→ **Data in this exercise**:
>> start

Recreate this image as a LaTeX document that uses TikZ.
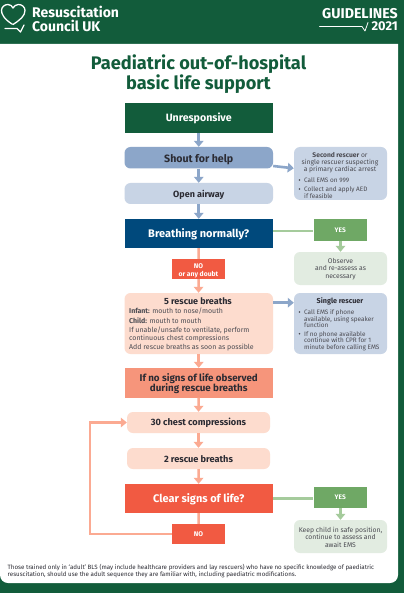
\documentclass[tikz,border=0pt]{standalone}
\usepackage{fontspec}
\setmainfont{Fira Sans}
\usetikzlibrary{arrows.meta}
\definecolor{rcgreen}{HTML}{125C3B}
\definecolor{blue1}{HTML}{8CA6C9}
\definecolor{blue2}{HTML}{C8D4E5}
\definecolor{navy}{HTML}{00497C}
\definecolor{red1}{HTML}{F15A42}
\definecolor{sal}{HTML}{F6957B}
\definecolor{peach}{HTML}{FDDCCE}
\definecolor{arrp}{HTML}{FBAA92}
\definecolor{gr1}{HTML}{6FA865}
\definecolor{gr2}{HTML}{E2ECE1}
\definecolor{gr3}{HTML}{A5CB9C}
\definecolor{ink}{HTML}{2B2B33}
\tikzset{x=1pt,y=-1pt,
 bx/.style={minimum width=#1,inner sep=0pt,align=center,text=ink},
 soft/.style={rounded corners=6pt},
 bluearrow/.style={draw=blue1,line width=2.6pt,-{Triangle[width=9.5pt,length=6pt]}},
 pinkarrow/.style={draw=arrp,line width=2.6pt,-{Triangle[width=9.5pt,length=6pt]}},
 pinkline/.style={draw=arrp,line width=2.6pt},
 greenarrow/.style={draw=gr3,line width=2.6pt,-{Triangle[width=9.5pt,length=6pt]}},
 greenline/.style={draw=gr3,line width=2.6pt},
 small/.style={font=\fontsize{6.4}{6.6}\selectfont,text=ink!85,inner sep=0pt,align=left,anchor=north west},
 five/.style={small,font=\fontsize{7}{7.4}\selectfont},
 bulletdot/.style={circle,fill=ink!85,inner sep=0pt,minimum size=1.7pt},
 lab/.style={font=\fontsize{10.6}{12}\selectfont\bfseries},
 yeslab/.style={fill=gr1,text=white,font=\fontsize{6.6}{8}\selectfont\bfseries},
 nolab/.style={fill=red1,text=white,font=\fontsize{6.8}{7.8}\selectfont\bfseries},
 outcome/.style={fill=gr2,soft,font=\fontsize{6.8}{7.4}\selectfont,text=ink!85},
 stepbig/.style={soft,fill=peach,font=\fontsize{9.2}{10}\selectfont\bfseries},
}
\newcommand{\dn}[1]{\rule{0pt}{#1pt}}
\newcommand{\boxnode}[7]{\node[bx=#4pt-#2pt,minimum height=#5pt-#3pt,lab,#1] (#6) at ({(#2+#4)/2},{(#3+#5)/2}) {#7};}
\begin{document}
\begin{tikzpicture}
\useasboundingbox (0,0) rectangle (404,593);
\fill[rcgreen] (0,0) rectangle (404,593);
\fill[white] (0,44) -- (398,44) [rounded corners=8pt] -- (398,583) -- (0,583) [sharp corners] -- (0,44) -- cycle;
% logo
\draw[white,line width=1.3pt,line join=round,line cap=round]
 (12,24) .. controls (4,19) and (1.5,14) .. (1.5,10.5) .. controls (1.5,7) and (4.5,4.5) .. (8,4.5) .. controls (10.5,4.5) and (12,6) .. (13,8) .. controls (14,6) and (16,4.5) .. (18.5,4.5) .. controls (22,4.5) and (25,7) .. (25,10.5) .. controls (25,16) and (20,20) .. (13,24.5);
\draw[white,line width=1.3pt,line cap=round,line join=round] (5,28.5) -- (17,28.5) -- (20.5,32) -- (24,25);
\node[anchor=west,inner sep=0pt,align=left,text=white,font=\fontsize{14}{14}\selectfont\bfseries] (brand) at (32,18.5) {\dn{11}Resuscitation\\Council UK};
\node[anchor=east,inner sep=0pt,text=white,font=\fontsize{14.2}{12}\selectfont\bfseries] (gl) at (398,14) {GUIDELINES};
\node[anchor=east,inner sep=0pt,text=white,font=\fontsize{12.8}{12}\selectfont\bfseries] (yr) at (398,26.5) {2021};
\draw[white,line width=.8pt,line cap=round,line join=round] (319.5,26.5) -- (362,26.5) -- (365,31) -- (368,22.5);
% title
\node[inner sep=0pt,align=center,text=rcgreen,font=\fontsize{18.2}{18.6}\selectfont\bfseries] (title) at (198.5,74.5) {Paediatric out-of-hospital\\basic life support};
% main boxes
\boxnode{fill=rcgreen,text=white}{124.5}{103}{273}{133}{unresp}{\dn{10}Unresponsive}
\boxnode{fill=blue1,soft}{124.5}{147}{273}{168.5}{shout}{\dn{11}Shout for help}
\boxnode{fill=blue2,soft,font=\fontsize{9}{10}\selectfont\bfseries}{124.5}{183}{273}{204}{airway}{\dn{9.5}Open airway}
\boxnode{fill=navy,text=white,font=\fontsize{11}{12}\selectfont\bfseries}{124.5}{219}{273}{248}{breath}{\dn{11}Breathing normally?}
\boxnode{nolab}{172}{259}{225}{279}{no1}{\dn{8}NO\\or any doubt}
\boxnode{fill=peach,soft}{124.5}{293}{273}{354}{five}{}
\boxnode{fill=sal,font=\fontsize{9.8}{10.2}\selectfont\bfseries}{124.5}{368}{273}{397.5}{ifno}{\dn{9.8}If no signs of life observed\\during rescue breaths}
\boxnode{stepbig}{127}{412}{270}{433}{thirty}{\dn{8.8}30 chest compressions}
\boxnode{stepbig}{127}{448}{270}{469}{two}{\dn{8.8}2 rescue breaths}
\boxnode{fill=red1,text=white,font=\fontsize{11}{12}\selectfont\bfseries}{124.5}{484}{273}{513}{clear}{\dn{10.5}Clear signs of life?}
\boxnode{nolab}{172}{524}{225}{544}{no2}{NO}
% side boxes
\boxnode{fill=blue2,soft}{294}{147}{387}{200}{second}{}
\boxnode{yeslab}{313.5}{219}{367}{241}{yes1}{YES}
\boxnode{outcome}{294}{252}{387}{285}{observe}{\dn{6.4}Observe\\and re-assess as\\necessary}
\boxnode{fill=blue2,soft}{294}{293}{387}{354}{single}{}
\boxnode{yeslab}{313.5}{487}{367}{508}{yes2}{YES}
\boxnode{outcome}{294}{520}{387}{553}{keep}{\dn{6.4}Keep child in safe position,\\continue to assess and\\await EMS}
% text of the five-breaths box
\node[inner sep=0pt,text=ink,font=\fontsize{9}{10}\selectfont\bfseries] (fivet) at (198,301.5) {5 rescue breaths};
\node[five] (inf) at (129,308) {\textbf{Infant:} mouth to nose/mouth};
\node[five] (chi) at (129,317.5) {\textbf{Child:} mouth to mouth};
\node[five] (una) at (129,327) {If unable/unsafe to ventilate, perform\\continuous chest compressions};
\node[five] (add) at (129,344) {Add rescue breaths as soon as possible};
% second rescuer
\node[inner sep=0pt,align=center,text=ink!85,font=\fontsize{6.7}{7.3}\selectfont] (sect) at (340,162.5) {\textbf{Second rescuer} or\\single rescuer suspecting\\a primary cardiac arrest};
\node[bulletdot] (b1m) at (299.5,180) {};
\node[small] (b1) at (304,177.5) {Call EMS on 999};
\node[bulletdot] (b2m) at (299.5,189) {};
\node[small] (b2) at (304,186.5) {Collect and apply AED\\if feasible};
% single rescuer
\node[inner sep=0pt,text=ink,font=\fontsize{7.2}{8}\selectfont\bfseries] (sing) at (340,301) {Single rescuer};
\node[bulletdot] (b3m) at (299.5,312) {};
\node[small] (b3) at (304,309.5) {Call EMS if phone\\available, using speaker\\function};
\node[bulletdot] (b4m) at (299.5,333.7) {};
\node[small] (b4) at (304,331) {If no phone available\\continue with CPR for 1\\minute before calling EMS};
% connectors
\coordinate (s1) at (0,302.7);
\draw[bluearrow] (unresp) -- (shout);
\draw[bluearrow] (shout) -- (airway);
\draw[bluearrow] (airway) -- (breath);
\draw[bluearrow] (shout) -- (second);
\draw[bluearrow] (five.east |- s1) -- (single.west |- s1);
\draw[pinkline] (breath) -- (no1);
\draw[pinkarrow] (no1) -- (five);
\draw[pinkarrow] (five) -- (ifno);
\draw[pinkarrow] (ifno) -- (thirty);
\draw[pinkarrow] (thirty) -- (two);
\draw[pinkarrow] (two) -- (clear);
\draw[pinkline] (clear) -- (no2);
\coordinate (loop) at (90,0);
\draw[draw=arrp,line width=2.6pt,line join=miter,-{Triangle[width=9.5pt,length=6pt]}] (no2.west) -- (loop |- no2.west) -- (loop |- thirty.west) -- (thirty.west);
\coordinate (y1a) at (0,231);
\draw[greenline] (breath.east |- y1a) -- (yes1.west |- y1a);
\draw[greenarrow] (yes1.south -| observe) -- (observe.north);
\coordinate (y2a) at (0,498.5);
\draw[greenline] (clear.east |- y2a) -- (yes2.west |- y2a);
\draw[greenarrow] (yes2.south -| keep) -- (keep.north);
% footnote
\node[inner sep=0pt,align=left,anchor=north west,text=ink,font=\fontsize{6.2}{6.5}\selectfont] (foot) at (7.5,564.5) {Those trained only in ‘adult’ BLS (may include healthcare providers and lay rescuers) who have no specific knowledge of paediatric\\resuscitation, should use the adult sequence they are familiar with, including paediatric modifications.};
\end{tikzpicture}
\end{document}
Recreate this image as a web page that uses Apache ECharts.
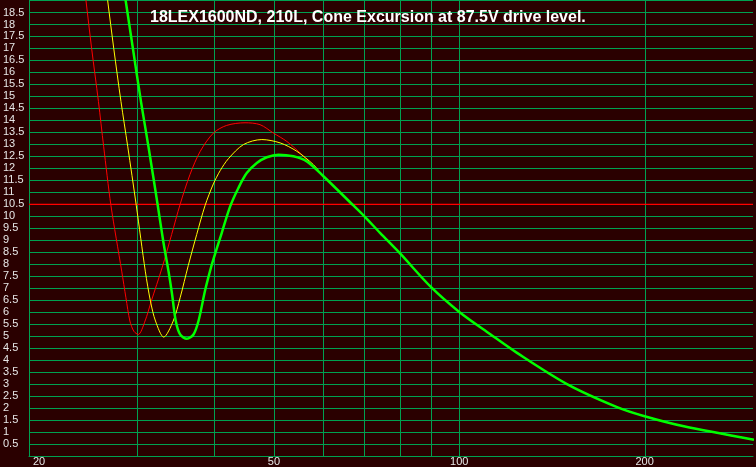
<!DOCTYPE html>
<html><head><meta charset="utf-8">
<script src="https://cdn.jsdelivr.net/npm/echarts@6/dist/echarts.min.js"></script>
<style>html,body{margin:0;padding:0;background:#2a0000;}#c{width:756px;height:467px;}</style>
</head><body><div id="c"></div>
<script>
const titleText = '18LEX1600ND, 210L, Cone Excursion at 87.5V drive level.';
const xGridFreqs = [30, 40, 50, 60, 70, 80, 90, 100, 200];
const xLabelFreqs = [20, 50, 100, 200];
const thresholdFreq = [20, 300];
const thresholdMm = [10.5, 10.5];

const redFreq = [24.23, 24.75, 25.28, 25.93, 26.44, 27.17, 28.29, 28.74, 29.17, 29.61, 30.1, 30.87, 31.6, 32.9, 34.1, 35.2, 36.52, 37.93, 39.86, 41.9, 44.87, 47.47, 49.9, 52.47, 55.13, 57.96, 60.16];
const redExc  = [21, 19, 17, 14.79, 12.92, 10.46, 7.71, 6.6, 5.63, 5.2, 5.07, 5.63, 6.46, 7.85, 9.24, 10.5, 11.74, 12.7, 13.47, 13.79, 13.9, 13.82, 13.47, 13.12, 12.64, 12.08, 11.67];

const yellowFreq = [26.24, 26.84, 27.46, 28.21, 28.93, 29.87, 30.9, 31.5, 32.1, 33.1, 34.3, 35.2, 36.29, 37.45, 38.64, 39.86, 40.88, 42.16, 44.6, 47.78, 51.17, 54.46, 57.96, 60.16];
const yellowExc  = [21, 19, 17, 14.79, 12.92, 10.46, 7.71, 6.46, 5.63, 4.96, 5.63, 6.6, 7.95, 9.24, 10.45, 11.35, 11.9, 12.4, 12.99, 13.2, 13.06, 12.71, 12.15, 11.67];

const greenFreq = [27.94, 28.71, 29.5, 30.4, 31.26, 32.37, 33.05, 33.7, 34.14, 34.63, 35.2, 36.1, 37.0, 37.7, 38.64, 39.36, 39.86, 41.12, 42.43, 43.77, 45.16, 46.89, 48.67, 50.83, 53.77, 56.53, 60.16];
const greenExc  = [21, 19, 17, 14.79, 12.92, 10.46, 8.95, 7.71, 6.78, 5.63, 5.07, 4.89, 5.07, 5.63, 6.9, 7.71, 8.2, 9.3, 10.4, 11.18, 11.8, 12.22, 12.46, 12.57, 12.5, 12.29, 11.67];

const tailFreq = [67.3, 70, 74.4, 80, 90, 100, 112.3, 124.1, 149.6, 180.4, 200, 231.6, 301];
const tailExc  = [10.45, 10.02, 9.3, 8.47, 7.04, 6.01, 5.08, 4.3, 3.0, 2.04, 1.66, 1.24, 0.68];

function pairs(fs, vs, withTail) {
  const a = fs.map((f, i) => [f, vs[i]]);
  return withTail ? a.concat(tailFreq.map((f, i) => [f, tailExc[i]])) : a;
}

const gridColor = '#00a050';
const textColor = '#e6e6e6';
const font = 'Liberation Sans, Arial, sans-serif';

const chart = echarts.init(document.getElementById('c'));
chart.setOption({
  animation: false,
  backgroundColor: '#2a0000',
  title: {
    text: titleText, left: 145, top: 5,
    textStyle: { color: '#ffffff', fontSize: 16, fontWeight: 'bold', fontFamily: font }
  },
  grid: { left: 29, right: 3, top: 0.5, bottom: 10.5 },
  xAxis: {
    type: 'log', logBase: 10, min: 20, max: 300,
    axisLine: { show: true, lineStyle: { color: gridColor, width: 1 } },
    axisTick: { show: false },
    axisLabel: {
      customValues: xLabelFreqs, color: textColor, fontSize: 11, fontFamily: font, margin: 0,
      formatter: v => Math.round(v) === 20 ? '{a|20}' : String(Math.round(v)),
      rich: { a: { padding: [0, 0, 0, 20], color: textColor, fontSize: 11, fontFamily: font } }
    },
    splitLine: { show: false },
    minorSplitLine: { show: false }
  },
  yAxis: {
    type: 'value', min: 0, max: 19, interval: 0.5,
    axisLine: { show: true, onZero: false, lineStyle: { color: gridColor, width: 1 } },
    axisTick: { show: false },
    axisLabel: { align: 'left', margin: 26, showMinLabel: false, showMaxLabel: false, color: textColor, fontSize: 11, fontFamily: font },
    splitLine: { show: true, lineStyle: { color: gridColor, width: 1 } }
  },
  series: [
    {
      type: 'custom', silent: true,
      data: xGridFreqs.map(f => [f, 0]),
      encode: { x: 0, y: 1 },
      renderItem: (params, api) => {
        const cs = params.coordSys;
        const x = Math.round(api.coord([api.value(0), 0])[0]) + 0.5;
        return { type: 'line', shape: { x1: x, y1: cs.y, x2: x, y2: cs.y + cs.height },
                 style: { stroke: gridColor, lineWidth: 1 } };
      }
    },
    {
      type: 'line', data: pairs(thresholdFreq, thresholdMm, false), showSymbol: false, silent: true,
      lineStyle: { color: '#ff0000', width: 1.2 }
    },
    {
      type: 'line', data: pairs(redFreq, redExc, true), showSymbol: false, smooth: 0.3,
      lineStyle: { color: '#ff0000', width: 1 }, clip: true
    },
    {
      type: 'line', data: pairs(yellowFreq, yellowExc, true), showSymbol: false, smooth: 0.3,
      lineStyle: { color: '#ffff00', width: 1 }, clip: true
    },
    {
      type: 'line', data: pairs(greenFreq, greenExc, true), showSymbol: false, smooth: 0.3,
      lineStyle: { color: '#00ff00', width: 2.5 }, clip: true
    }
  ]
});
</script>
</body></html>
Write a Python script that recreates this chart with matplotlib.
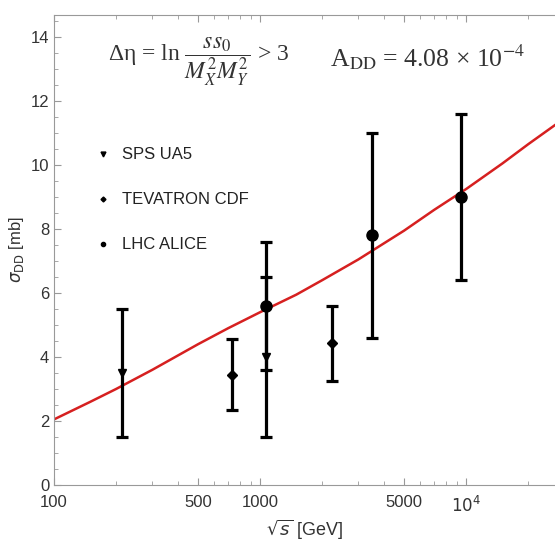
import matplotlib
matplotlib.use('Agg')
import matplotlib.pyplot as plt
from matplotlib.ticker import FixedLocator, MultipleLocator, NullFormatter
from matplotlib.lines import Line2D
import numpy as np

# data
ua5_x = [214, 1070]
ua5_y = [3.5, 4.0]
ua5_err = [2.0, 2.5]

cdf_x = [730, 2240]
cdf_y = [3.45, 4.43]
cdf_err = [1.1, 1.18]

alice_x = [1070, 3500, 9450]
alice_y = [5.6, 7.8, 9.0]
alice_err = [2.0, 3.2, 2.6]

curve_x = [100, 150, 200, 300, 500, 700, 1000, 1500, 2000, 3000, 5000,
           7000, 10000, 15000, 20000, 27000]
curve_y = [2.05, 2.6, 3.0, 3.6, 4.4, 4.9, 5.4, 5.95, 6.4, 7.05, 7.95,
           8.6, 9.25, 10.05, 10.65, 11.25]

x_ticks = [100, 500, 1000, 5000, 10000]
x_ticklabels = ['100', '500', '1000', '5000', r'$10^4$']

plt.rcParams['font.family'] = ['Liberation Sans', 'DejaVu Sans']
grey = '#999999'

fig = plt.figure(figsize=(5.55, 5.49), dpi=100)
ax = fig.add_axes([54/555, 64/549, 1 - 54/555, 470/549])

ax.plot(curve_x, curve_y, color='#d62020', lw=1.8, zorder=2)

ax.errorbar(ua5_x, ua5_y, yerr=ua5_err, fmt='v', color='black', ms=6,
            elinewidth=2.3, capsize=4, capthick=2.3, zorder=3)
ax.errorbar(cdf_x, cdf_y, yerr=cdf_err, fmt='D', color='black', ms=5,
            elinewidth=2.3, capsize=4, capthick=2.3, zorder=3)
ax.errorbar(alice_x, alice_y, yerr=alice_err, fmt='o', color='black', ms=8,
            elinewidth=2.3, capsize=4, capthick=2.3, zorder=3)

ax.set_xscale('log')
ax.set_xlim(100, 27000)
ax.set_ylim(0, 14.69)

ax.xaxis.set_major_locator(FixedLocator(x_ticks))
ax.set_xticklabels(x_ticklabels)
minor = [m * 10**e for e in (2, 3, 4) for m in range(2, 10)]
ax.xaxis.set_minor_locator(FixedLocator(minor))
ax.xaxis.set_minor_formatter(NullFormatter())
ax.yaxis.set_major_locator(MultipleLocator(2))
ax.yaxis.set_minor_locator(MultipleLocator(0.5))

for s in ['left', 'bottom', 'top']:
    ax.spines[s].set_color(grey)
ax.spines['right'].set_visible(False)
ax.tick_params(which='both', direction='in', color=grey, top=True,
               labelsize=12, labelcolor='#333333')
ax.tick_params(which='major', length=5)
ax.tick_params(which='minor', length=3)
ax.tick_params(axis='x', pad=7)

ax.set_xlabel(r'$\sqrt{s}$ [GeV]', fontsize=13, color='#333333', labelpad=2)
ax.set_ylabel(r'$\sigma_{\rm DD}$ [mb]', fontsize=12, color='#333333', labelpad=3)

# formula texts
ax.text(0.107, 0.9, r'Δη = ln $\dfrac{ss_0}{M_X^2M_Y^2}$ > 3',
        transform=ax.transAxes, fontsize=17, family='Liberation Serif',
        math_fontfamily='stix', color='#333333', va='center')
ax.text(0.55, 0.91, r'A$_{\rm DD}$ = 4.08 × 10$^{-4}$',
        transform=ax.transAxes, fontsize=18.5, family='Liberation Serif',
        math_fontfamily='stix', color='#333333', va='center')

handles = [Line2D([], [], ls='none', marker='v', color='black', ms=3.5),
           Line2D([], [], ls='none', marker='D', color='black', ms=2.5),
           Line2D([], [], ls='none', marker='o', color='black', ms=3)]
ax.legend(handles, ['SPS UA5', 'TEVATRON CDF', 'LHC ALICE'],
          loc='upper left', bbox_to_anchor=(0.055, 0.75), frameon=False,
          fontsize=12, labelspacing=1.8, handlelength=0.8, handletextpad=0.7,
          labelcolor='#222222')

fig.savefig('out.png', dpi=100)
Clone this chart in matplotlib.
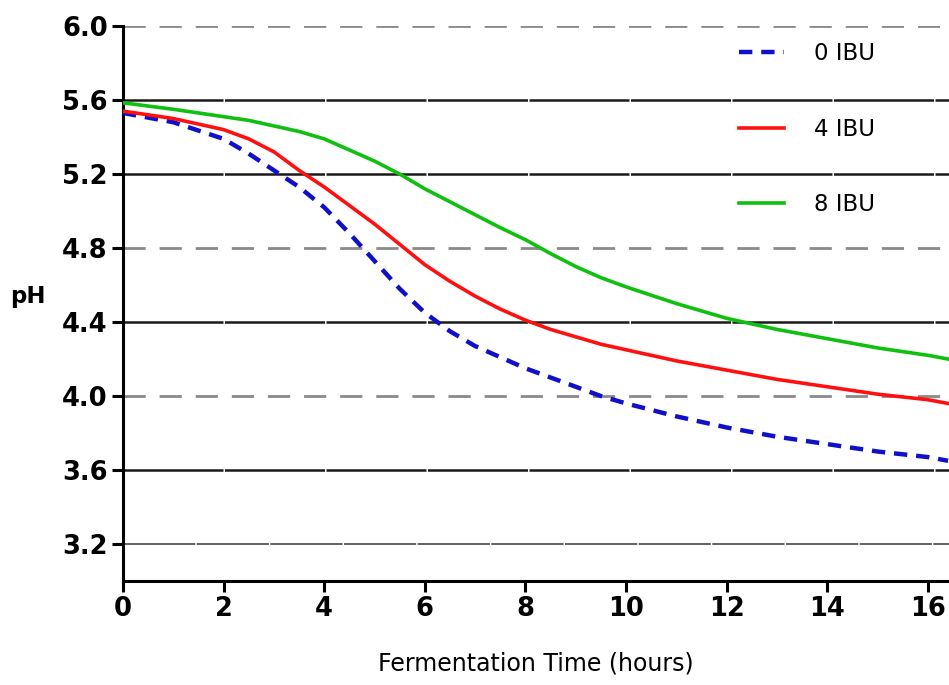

>> end

→ **Instructions to follow**: Copy exactly, and copy only, the lines from the one with "Write a Python" to the one with "import numpy as np", ends included. Pictures are not part of the copy.

→ **The solution**:
Write a Python script that recreates this chart with matplotlib.
import matplotlib
matplotlib.use('Agg')
import matplotlib.pyplot as plt
from matplotlib.ticker import FixedLocator, MultipleLocator, NullFormatter
from matplotlib.lines import Line2D
import numpy as np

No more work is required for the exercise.